L'usanza di far voti per una fausta celebrazione della copula, persiste - afferma il Fruso Frusone - nel costume di numerose comunità primitive e tuttora, nel piano di Pisa, presso alcune tribù dedite al culto pagano delle cooperative vige la consuetudine, durante il banchetto di nozze, di rivolgere alla sposa, accompagnandola con il gesto rituale della mano che reiteratamente spinge verso il basso, la simpatica strofetta augurale: « Gira, gira pe' la 'ambera, tanto stasera tocca a te a ingollillo...! », probabilmente desunta dal frammento d'un epitalamo di sicura ispirazione archilochèa: « ...volgiti pure intorno alle pareti della stanza nuziale, che al fine fatalmente dovrai cedere alla penetrazione da parte del tuo amato...».
Non a caso il lèmma in oggetto è ricordato dal Marangoni che lo riferisce all'esclamazione di finto smarrimento e compiacente meraviglia tipica delle prostitute della regione delle Ardenne (o dell'Ardenza) dopo una rapida tastata al membro virile dei propri clienti: «Uimmèna, bimbo, che popò d'uccello...», con la quale erano solite incoraggiare le prestazioni dei medesimi laddove, timidi ed impacciati, costoro minacciassero di non procedere al congresso carnale mercenario (cfr.
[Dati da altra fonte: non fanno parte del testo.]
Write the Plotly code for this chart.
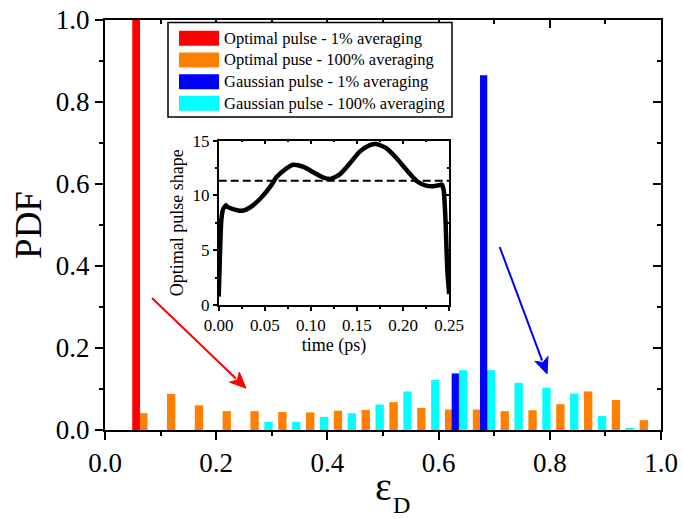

MARANGONE MARANGONI, Cazzi a mazzi, Pechino 1961).
Le occasioni d'uso sono altresì molteplici: il Guarguaglini-Tavazza racconta d'aver udito l'allocuzione: «Uimmèna, Alfreda, che rottura di 'oglioni...» pronunziata più volte dal nonno, il marchese Ennio Guarguaglini-Tavazza nei confronti della moglie che lo rimproverava d'essere sceso in ritardo per la cena; il Brustolotti, poi, non nasconde che, durante la sua infanzia, la madre gli rivolgeva spesso la frase: « Uimmèna, Adelmo, risiamo senza vino... » invitandolo indirettamente a recarsi alla fiaschetteria sotto casa dove c'era un chiodo di oltre duecentomila lire; ma senza dubbio la testimonianza più pregnante e significativa ci proviene dalla drammatica esperienza del giovane Athos Peccianti che, nel corso d'un campeggio all'Abetone, mentre riposava nel sacco a pelo insieme a tale signorina Mirka Lonzi, udì con sgomento la compagna emettere un fragoroso péto, seguito dal flebile lamento: « Uimmèna, Atosse, mi sono caàta addosso...! ».